Planted-solution SAT and Ising benchmarks from integer factorization

TL;DR

This paper introduces a new family of structured SAT and Ising benchmarks derived from integer factorization, enabling scalable, verifiable testing of solver performance with known solutions.

Contribution

It presents a novel construction method for benchmark instances from integer factorization with open-source software and verifiable solutions.

Findings

Median runtime grows exponentially with factor bit-length.

Number of carry contractions scales as the fourth power of bit-length.

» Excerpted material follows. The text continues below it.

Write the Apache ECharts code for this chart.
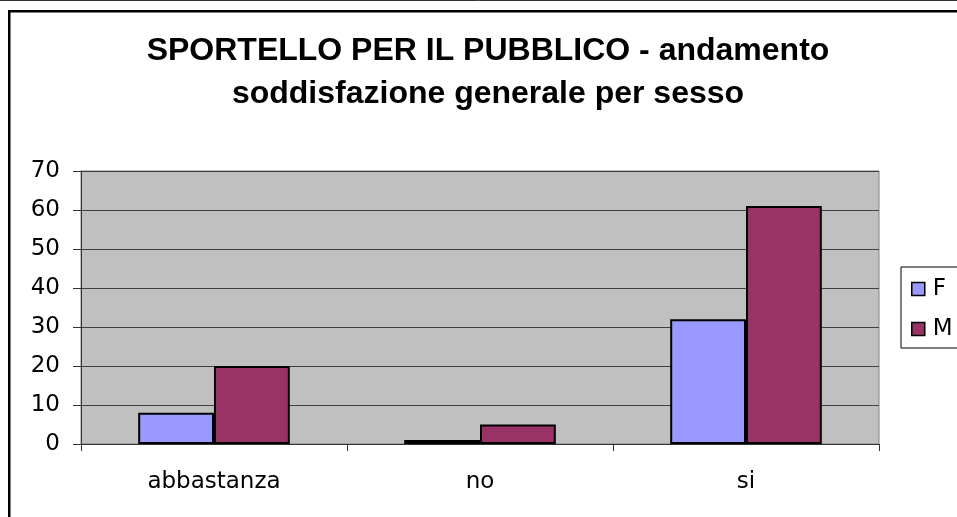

Benchmark instances are scalable, structured, and verifiable.

Abstract

We present a family of planted-solution benchmark instances for satisfiability (SAT) solvers and Ising optimization derived from integer factorization. Given two primes $p$ and $q$, the construction encodes the arithmetic constraints of $N = p \times q$ as a conjunctive normal form (CNF) formula whose satisfying assignments correspond to valid factorizations of~$N$. The known pair $(p,q)$ serves as a built-in ground truth, enabling unambiguous verification of solver output. We show that for two $d$-bit primes the total number of carry contractions is on the order of $d^4$. Empirical benchmarks with SAT solvers show that median runtime grows exponentially in the bit-length of the factors over the range tested. The construction provides a scalable, structured, and verifiable benchmark family controlled by a single parameter, accompanied by open-source generation software.